Once upon a time, it was possible for someone to actually work their way to the top of their field based on, well, their work. These days, most people would not even be considered for any sort of management position with a company unless they possess that magic piece of paper stating that they have earned a college degree.

For people who learn trades like cosmetology, options exist. They can skip the classroom process altogether by apprenticing with a professional in their chosen field.

I’m glad that doctors, for example, have to go to college before they can begin practicing. But for those of us in certain other fields, college is a hassle. It’s both a blessing and a curse. Sometimes I tell myself, “I’ve made it this far. Isn’t some college enough? How much difference is that degree going to make?”
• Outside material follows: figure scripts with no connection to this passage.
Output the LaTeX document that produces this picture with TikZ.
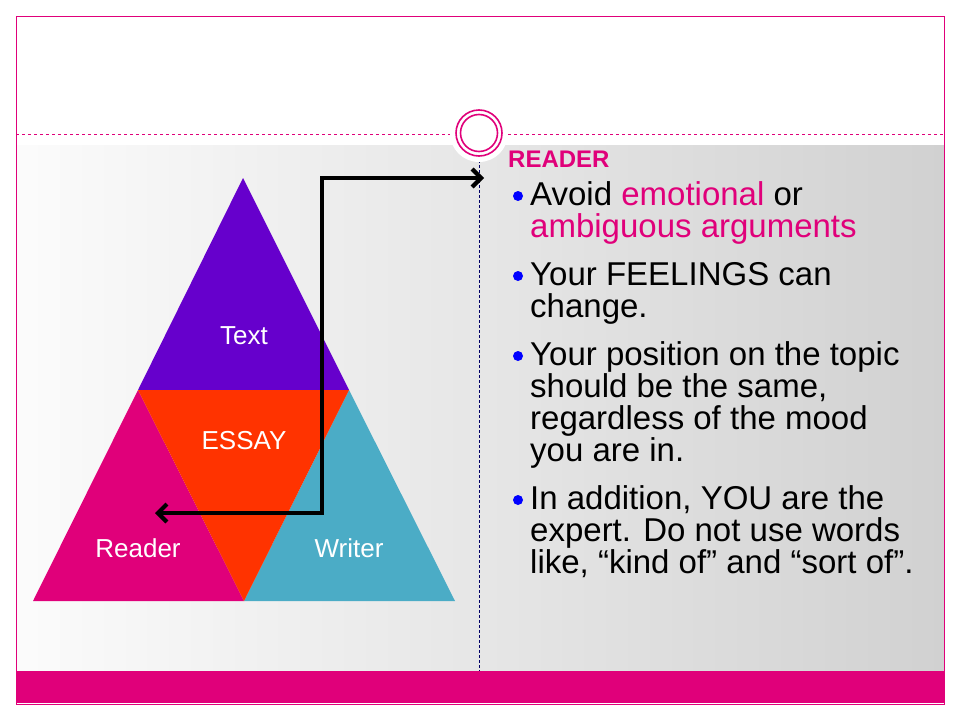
\documentclass[tikz,border=0pt]{standalone}
\usepackage{fontspec}
\setmainfont{Liberation Sans}
\usetikzlibrary{arrows.meta}
\definecolor{mag}{HTML}{E0007A}
\definecolor{purp}{HTML}{6600CC}
\definecolor{teal2}{HTML}{4BACC6}
\definecolor{ored}{HTML}{FF3300}
\definecolor{bgrey}{HTML}{DCDCDC}
\begin{document}
\begin{tikzpicture}[x=1pt,y=-1pt,
  lbl/.style={text=white,font=\fontsize{26}{28}\selectfont},
  ln/.style={anchor=base west,inner sep=0pt,font=\fontsize{33}{33}\selectfont},
  dot/.style={circle,fill=blue,inner sep=0pt,minimum size=10pt}]
\useasboundingbox (0,0) rectangle (960,720);
\fill[white] (0,0) rectangle (960,720);
\shade[left color=white!90!bgrey,right color=bgrey!95!black] (16,145) rectangle (944,671);
\fill[mag] (16,671) rectangle (944,703);
\draw[mag,line width=1pt] (16,16) rectangle (944,704);
\draw[mag,dashed,line width=0.8pt] (16,134) -- (944,134);
\draw[blue!40!black,densely dashed,line width=0.8pt] (479,145) -- (479,671);
\fill[white] (479,133) circle (29);
\draw[mag,line width=1.6pt] (479,133) circle (23);
\draw[mag,line width=1.6pt] (479,133) circle (18.5);
% triangles
\coordinate (A) at (243,178); \coordinate (L) at (33,601); \coordinate (R) at (455,601);
\coordinate (ML) at (138,390); \coordinate (MR) at (349,390); \coordinate (MB) at (244,601);
\fill[purp] (A) -- (ML) -- (MR) -- cycle;
\fill[mag] (ML) -- (L) -- (MB) -- cycle;
\fill[teal2] (MR) -- (MB) -- (R) -- cycle;
\fill[ored] (ML) -- (MR) -- (MB) -- cycle;
\node[lbl] (t) at (244,336) {Text};
\node[lbl] (e) at (244,441) {ESSAY};
\node[lbl] (r) at (138,548) {Reader};
\node[lbl] (w) at (349,548) {Writer};
\coordinate (s) at (155,513); \coordinate (c1) at (322,513); \coordinate (c2) at (322,178); \coordinate (f) at (484,178);
\draw[line width=4.2pt,{Straight Barb[length=9pt,width=18pt]}-{Straight Barb[length=9pt,width=18pt]}] (s) -- (c1) -- (c2) -- (f);
\node[anchor=base west,text=mag,font=\bfseries\fontsize{24}{24}\selectfont,inner sep=0pt] (hd) at (508,167) {READER};
\node[ln] (l1) at (530,205) {Avoid \textcolor{mag}{emotional} or};
\node[ln] (l2) at (530,237) {\textcolor{mag}{ambiguous arguments}};
\node[ln] (l3) at (530,285) {Your FEELINGS can};
\node[ln] (l4) at (530,317) {change.};
\node[ln] (l5) at (530,365) {Your position on the topic};
\node[ln] (l6) at (530,397) {should be the same,};
\node[ln] (l7) at (530,429) {regardless of the mood};
\node[ln] (l8) at (530,461) {you are in.};
\node[ln] (l9) at (530,509) {In addition, YOU are the};
\node[ln] (l10) at (530,541) {expert. Do not use words};
\node[ln] (l11) at (530,573) {like, “kind of” and “sort of”.};
\node[dot] (d1) at (518,196) {}; \node[dot] (d2) at (518,276) {}; \node[dot] (d3) at (518,356) {}; \node[dot] (d4) at (518,500) {};
\end{tikzpicture}
\end{document}
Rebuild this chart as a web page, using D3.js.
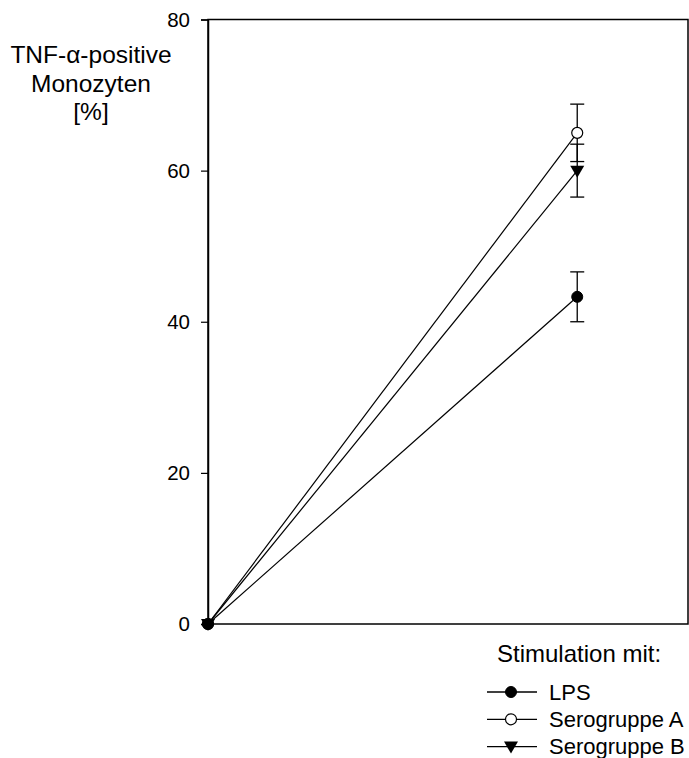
<!DOCTYPE html>
<html><head><meta charset="utf-8">
<script src="https://cdn.jsdelivr.net/npm/d3@7"></script>
<style>body{margin:0;background:#fff;} svg{display:block;font-family:"Liberation Sans",Arial,sans-serif;}</style>
</head><body>
<script>
const stimulations = [0, 1];
const seriesNames = ["LPS", "Serogruppe A", "Serogruppe B"];
const lpsValues = [0, 43.3];
const lpsErrors = [0, 3.3];
const seroAValues = [0, 65.0];
const seroAErrors = [0, 3.8];
const seroBValues = [0, 60.0];
const seroBErrors = [0, 3.5];
const yTicks = [0, 20, 40, 60, 80];
const yLabelLines = ["TNF-\u03b1-positive", "Monozyten", "[%]"];
const legendTitle = "Stimulation mit:";

const W = 689, H = 758;
const svg = d3.select("body").append("svg").attr("width", W).attr("height", H);
const x = d3.scaleLinear().domain([0, 1.3]).range([208, 688]);
const y = d3.scaleLinear().domain([0, 80]).range([624, 19.5]);

const series = [
  {name: seriesNames[1], vals: seroAValues, errs: seroAErrors, sym: "circleOpen"},
  {name: seriesNames[0], vals: lpsValues, errs: lpsErrors, sym: "circle"},
  {name: seriesNames[2], vals: seroBValues, errs: seroBErrors, sym: "triDown"}
];

function drawMarker(g, sym, cx, cy) {
  if (sym === "circle") {
    g.append("circle").attr("cx", cx).attr("cy", cy).attr("r", 5.5).attr("fill", "#000").attr("stroke", "#000");
  } else if (sym === "circleOpen") {
    g.append("circle").attr("cx", cx).attr("cy", cy).attr("r", 5.5).attr("fill", "#fff").attr("stroke", "#000").attr("stroke-width", 1.2);
  } else {
    g.append("path").attr("d", `M${cx-7},${cy-5} L${cx+7},${cy-5} L${cx},${cy+7} Z`).attr("fill", "#000");
  }
}

// frame
svg.append("rect").attr("x", x(0)).attr("y", y(80)).attr("width", x(1.3) - x(0)).attr("height", y(0) - y(80))
  .attr("fill", "none").attr("stroke", "#000").attr("stroke-width", 1.5);

// y axis
const yAxis = d3.axisLeft(y).tickValues(yTicks).tickSize(7).tickPadding(11).tickFormat(d3.format("d"));
const ga = svg.append("g").attr("transform", `translate(${x(0)},0)`).call(yAxis);
ga.select(".domain").attr("stroke-width", 1.5);
ga.selectAll(".tick line").attr("stroke-width", 1.2);
ga.selectAll("text").attr("font-size", 20.5).attr("font-family", "Liberation Sans, Arial, sans-serif").attr("fill", "#000");

// y label
const yl = svg.append("text").attr("text-anchor", "middle").attr("font-size", 24.5).attr("fill", "#000");
yLabelLines.forEach((t, i) => yl.append("tspan").attr("x", 91).attr("y", 63 + i * 28.5).text(t));

// lines
series.forEach(s => {
  const line = d3.line().x((d, i) => x(stimulations[i])).y(d => y(d));
  svg.append("path").attr("d", line(s.vals)).attr("fill", "none").attr("stroke", "#000").attr("stroke-width", 1.2);
});
// error bars
series.forEach(s => {
  s.vals.forEach((v, i) => {
    if (!s.errs[i]) return;
    const cx = x(stimulations[i]);
    const g = svg.append("g").attr("stroke", "#000").attr("stroke-width", 1.3);
    g.append("line").attr("x1", cx).attr("x2", cx).attr("y1", y(v - s.errs[i])).attr("y2", y(v + s.errs[i]));
    [v - s.errs[i], v + s.errs[i]].forEach(e => g.append("line").attr("x1", cx - 7).attr("x2", cx + 7).attr("y1", y(e)).attr("y2", y(e)));
  });
});
// markers
series.forEach(s => {
  s.vals.forEach((v, i) => drawMarker(svg, s.sym, x(stimulations[i]), y(v)));
});

// legend
svg.append("text").attr("x", 497).attr("y", 662).attr("font-size", 24).attr("fill", "#000").text(legendTitle);
const legendOrder = [series[1], series[0], series[2]];
legendOrder.forEach((s, i) => {
  const ly = 692 + i * 27.3;
  svg.append("line").attr("x1", 487).attr("x2", 537).attr("y1", ly).attr("y2", ly).attr("stroke", "#000").attr("stroke-width", 1.3);
  drawMarker(svg, s.sym, 511, ly);
  svg.append("text").attr("x", 549).attr("y", ly + 7.5).attr("font-size", 22).attr("fill", "#000").text(s.name);
});
</script>
</body></html>
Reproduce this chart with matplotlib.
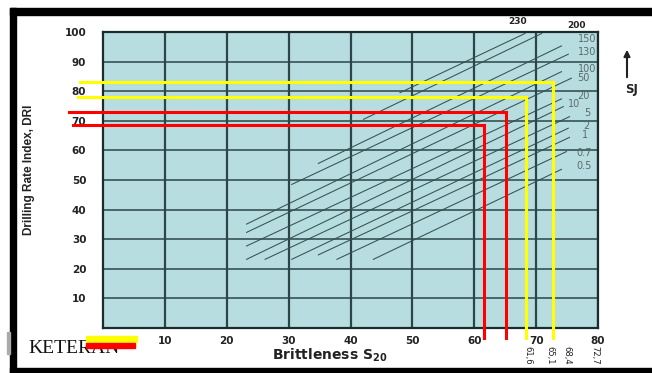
import numpy as np
import matplotlib
matplotlib.use('Agg')
from matplotlib import pyplot as plt
from matplotlib.patches import Rectangle

# SJ value lines of the DRI chart: label, start and end point (S20, DRI)
sj_labels = ['230', '200', '150', '130', '100', '50', '20', '10', '5', '2', '1', '0.7', '0.5']
sj_x0 = [48.0, 42.1, 34.8, 30.5, 23.2, 23.2, 23.2, 23.2, 26.2, 30.5, 34.8, 37.8, 43.7]
sj_y0 = [79.5, 70.5, 55.6, 48.5, 35.1, 32.3, 27.7, 23.2, 23.2, 23.2, 24.7, 23.2, 23.2]
sj_x1 = [68.2, 70.9, 74.1, 75.2, 74.1, 75.7, 74.1, 74.4, 75.4, 75.2, 75.4, 74.9, 74.1]
sj_y1 = [99.5, 99.5, 95.3, 92.5, 86.6, 84.4, 77.4, 74.8, 71.4, 67.5, 64.4, 59.6, 53.6]

# readings (S20 -> DRI)
read_s20 = [72.7, 68.4, 65.1, 61.6]
read_dri = [83.2, 78.0, 72.9, 68.6]
read_colors = ['#ffff00', '#ffff00', '#ff0000', '#ff0000']

x_ticks = [10, 20, 30, 40, 50, 60, 70, 80]
y_ticks = [10, 20, 30, 40, 50, 60, 70, 80, 90, 100]

# where the line labels sit (label positions only)
lab_x = [67.0, 76.6, 79.8, 79.8, 79.8, 78.7, 78.7, 77.1, 78.7, 78.7, 78.4, 79.0, 79.0]
lab_y = [103.5, 102.1, 97.6, 93.3, 87.5, 84.4, 78.5, 75.7, 72.7, 68.2, 65.2, 59.2, 54.8]
read_left = [-3.7, -4.0, -5.5, -4.8]

fig = plt.figure(figsize=(6.52, 3.73), dpi=100)
ax = fig.add_axes([103 / 652, 45 / 373, 495 / 652, 296 / 373])
ax.set_facecolor('#b8dde1')
ax.set_xlim(0, 80)
ax.set_ylim(0, 100)
ax.set_xticks(x_ticks)
ax.set_yticks(y_ticks)
ax.set_xticklabels([str(v) for v in x_ticks], fontsize=7.5, fontweight='bold', color='#222222')
ax.set_yticklabels([str(v) for v in y_ticks], fontsize=7.5, fontweight='bold', color='#222222')
ax.tick_params(axis='x', length=0, pad=6)
ax.tick_params(axis='y', length=0, pad=12)
ax.xaxis.grid(True, color='#2b4646', lw=1.6)
ax.yaxis.grid(True, color='#2b4646', lw=1.1)
ax.set_axisbelow(True)
for s in ax.spines.values():
    s.set_color('#1a2c2c')
    s.set_linewidth(1.6)

# SJ lines
for i in range(len(sj_labels)):
    ax.plot([sj_x0[i], sj_x1[i]], [sj_y0[i], sj_y1[i]], color='#34504f', lw=0.75, zorder=3)
    if i < 2:
        ax.text(lab_x[i], lab_y[i], sj_labels[i], fontsize=6.5, fontweight='bold',
                color='#222222', ha='center', va='center', clip_on=False)
    else:
        ax.text(lab_x[i], lab_y[i], sj_labels[i], fontsize=7, color='#5a6a6a',
                ha='right', va='center')

# reading lines
for i in range(len(read_s20)):
    ax.plot([read_left[i], read_s20[i], read_s20[i]], [read_dri[i], read_dri[i], -3.4],
            color=read_colors[i], lw=2.2, clip_on=False, zorder=5, solid_joinstyle='miter')

fig.text(29 / 652, 1 - 170 / 373, 'Drilling Rate Index, DRI', rotation=90, ha='center', va='center',
         fontsize=8.5, fontweight='bold', family=['Liberation Sans Narrow', 'Liberation Sans'],
         color='#222222')
fig.text(330 / 652, 1 - 355 / 373, 'Brittleness S$_{\\mathbf{20}}$', ha='center', va='center',
         fontsize=10, fontweight='bold', color='#222222')

# overlay in pixel coordinates for the decorations
ov = fig.add_axes([0, 0, 1, 1])
ov.set_xlim(0, 652)
ov.set_ylim(373, 0)
ov.axis('off')
ov.patch.set_alpha(0)

ov.annotate('', xy=(627, 47), xytext=(627, 80),
            arrowprops=dict(arrowstyle='-|>', lw=1.5, color='#222222', mutation_scale=9))
ov.text(632, 89, 'SJ', ha='center', va='center', fontsize=8.5, fontweight='bold', color='#222222')

frag_x = [528, 550, 567, 595]
frag_txt = ['61,6', '65,1', '68,4', '72,7']
for fx, ft in zip(frag_x, frag_txt):
    ov.text(fx, 346, ft, rotation=270, ha='center', va='top', fontsize=6, color='#222222')

ov.text(28, 353, 'KETERAN', family='Liberation Serif', fontsize=14, color='#111111', va='baseline')
ov.add_patch(Rectangle((86, 336), 51, 6, color='#ffff00', zorder=4))
ov.add_patch(Rectangle((86, 343), 49, 5, color='#ff0000', zorder=4))

# black frame
ov.add_patch(Rectangle((10, 8), 642, 7, color='black', zorder=6))
ov.add_patch(Rectangle((10, 8), 6, 365, color='black', zorder=6))
ov.add_patch(Rectangle((10, 368), 642, 5, color='black', zorder=6))
ov.add_patch(Rectangle((7, 332), 3, 22, color='#aaaaaa', zorder=6))

fig.savefig('out.png', dpi=100)
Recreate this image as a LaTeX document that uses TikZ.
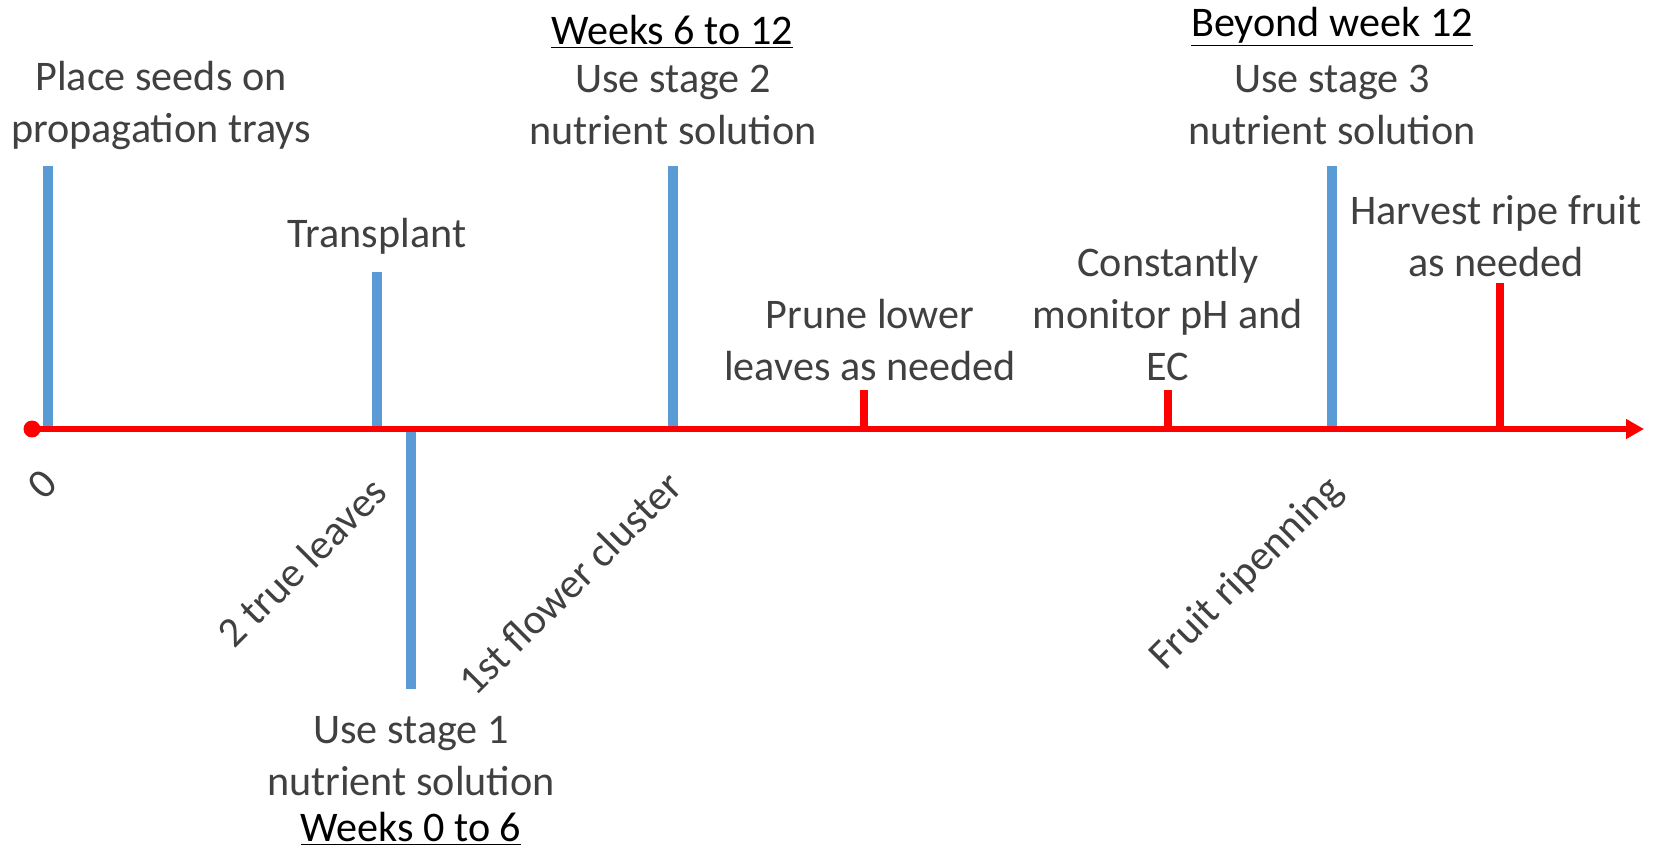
\documentclass[tikz,border=0pt]{standalone}
\usepackage{fontspec}
\setmainfont{Carlito}
\usetikzlibrary{positioning,arrows.meta}
\definecolor{axisred}  {HTML}{FF0000}
\definecolor{stageblue}{HTML}{5B9BD5}
\definecolor{labelgrey}{HTML}{404040}
\tikzset{
  every node/.style={font=\fontsize{24}{29.6}\selectfont, text=labelgrey, inner sep=0pt},
  % --- nodes
  lab/.style     = {align=center},
  head/.style    = {text=black},
  slanted/.style = {rotate=45},
  % --- lines
  timeaxis/.style = {line width=3.4pt, draw=axisred,
                     -{Triangle[length=0.36cm,width=0.38cm]}},
  bluebar/.style  = {line width=5.3pt, draw=stageblue},
  redbar/.style   = {line width=5pt, draw=axisred},
}
\begin{document}
\begin{tikzpicture}[x=0.02cm,y=-0.02cm]
  \useasboundingbox (0,0) rectangle (1660,851);
  % markers on the time line
  \foreach \n/\x/\t/\s in {seed/48/166/bluebar, trans/377/272/bluebar,
                           stone/411/689/bluebar, stwo/673/166/bluebar,
                           prune/864/390/redbar, ec/1168/390/redbar,
                           sthree/1332/166/bluebar, harv/1500/283/redbar}
  {
    \coordinate (\n-a) at (\x,429);
    \coordinate (\n-b) at (\x,\t);
    \draw[\s] (\n-a) -- (\n-b);
  }
  \node[circle, fill=axisred, minimum size=0.34cm] (start) at (32,429) {};
  \coordinate (end) at (1644,429);
  \draw[timeaxis] (start.center) -- (end);

  % labels above the line
  \node[lab] (seeds) at (161,105) {Place seeds on\\propagation trays};
  \node[lab] (transplant) at (377,236) {Transplant};
  \node[head] (wk612) at (672,32) {\underline{Weeks 6 to 12}};
  \node[lab] (stage2) at (673,105) {Use stage 2\\nutrient solution};
  \node[lab] (prunel) at (870,340) {Prune lower\\leaves as needed};
  \node[lab] (monitor) at (1168,314) {Constantly\\monitor pH and\\EC};
  \node[head] (wk12) at (1332,27) {\underline{Beyond week 12}};
  \node[lab] (stage3) at (1332,105) {Use stage 3\\nutrient solution};
  \node[lab] (harvest) at (1496,236) {Harvest ripe fruit\\as needed};

  % labels below the line
  \node[slanted] (zero) at (42,484) {0};
  \node[slanted] (leaves) at (302,562) {2 true leaves};
  \node[slanted] (flower) at (570,583) {1st flower cluster};
  \node[slanted] (ripen) at (1247,574) {Fruit ripenning};
  \node[lab] (stage1) at (411,756) {Use stage 1\\nutrient solution};
  \node[head] (wk06) at (411,829) {\underline{Weeks 0 to 6}};
\end{tikzpicture}
\end{document}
Now, you can probably blame some of that on senioritis. But before you just write me off completely, let me tell you what higher education has both given me and has cost me.

When I graduated from high school at age seventeen, I didn’t even want to go to college. I enjoyed writing and drawing, and I just wanted to spend the rest of my life writing and drawing. That lasted one semester before my mom insisted that I go to school. Thanks to her, I’m not a starving artist now.

I didn’t really know what I wanted to study in college, but I enrolled in our local community college and began taking my core classes. When I transferred to JSU, I decided that I wanted to major in Communications. I figured if I was a journalist, I could make a living from writing. I would also be working on something new every day, so I wouldn’t get bored with my job.

That turned out to be the best decision I’ve made in my adult life so far. Less than one year after transferring to JSU, I became Editor-in-Chief of The Chanticleer. I’ve also been a co-host on two different radio shows on WLJS, and spent one semester disc jockeying with one of my friends during her rotation shift.

But the best opportunity that being involved in the Communication Department has given me is a job. Ever since last summer, I’ve been spending my nights working the copy desk at The Anniston Star. I have also had the opportunity to read along with the Metro Editor and help edit stories, as well as write a couple of feature stories for the paper and for Healthy Living magazine. My co-workers are some of my best friends, and I have learned so much more at my job than I ever have in a classroom.

But there’s a catch: I cannot keep the job that I love so much, the job that’s in my field, if I want my degree.

I have to complete an internship over the summer before I can officially graduate, but I can’t do what I’m doing now and get internship
credit. I have spent the past week brainstorming with my editors and trying to find a way to make it work. But rules are rules.

For at least the next month, I will be in limbo. As a friend of mine put it, “It’s almost like you’re being punished for being one step ahead of the game.”

And that, my friends, is the true cost of higher education: leaving a job in my chosen field to satisfy the requirements of the school system, all for that precious piece of paper.